Sunday, 30 January 2005

gym

Precor Elliptical, 30' @ 12/20 resistance and 20/20 incline; only 3700+ strides and 400 calories, 123+ spm. So I didn't push there but I did 10' on the stairmill, 68 steps per minute. I do like that the stairmill sets a pace that you are obliged to keep up with.

Then 100 crunches on the second angle, and I did some abdominal stuff on the TotalGym at home before. And I tried that abdominal exercise where you support your weight on your back and your forearms and raise your legs and, shockingly, I could do five. I could have done more but not raising my legs as high: my measure was to see, in the mirror across the way, the soles of my sneakers cross the waist of my shorts.

things to do in denver

I bought a 5280 whose cover proclaimed 101 things you've got to do in Denver. Six of the first 10 are not in Denver: getting traffic-jammed along I-70, seeing Blues Traveler at Red Rocks (officially part of the Denver Parks System, like Winter Park ski mountain), singing "America the Beautiful" atop Pikes Peak, attending a show at Chautauqua Auditorium (in Boulder), visiting a dude ranch, and riding the Georgetown rail loop. I still haven't been to Pikes Peak.
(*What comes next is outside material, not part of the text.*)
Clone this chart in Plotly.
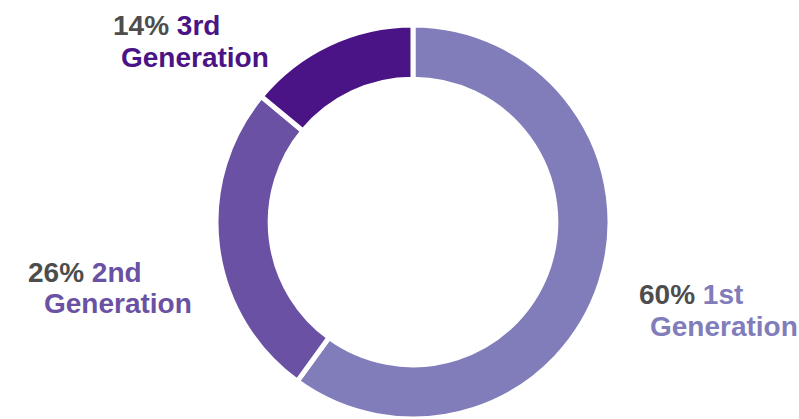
import plotly.graph_objects as go

categories = ["1st Generation", "2nd Generation", "3rd Generation"]
short_names = ["1st", "2nd", "3rd"]
values = [60, 26, 14]
colors = ["#807DBA", "#6A51A3", "#4A1486"]
pct_color = "#4D4D4D"

W, H = 799, 419


def px(x):
    return x / W


def py(y):
    return 1 - y / H


cx, cy, r = 413, 222, 197

fig = go.Figure(go.Pie(
    labels=categories,
    values=values,
    sort=False,
    direction="clockwise",
    rotation=0,
    hole=0.725,
    textinfo="none",
    marker=dict(colors=colors, line=dict(color="white", width=5)),
    domain=dict(x=[px(cx - r), px(cx + r)], y=[max(0, py(cy + r)), py(cy - r)]),
    showlegend=False,
))

# label positions (pixel coords of left edge / vertical centre of each line)
label_pos = {
    "3rd Generation": [(111, 26), (119, 57)],
    "2nd Generation": [(26, 272), (42, 303)],
    "1st Generation": [(637, 294), (648, 326)],
}

font = dict(family="Liberation Sans, Arial, sans-serif", size=28)
annotations = []
for cat, short, val, col in zip(categories, short_names, values, colors):
    (x1, y1), (x2, y2) = label_pos[cat]
    annotations.append(dict(
        x=px(x1), y=py(y1), xref="paper", yref="paper",
        xanchor="left", yanchor="middle", showarrow=False,
        text=f"<b><span style='color:{pct_color}'>{val}%</span> <span style='color:{col}'>{short}</span></b>",
        font=font,
    ))
    annotations.append(dict(
        x=px(x2), y=py(y2), xref="paper", yref="paper",
        xanchor="left", yanchor="middle", showarrow=False,
        text=f"<b><span style='color:{col}'>Generation</span></b>",
        font=font,
    ))

fig.update_layout(
    width=W, height=H,
    margin=dict(l=0, r=0, t=0, b=0),
    paper_bgcolor="white", plot_bgcolor="white",
    annotations=annotations,
)

fig.write_html(
    "out.html",
    config={"displayModeBar": False},
    post_script="document.body.style.margin='0';document.body.style.overflow='hidden';",
)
I've done a lot of the suggestions, but not all. I haven't seen Cleo Parker Robinson Dance or eaten at the Fort. I wouldn't kayak Confluence Park (if I could) unless by personality transplant my cuticles weren't ripped up and I could seal off the seven holes in my head and boil myself in disinfectant immediately afterward and ick. I have intended to find Mork and Mindy's house since before I moved here.

We are having our traditional Sunday night television gape-a-thon and something in "CBS Sunday Morning" reminded me of an omission from this list. RDC mocked my mocking so much of the list being from the Denver metro area instead of strictly obeying its own headline, but if I must accept crossing Trail Ridge Road as something to do in Denver, then the magazine should accept that it omitted something major. This week's penultimate story was narrated by Bill Geist, whom I usually fast-forward through: visiting Nederland's Dead Guy and participating in Dead Guy Days. That's an omission.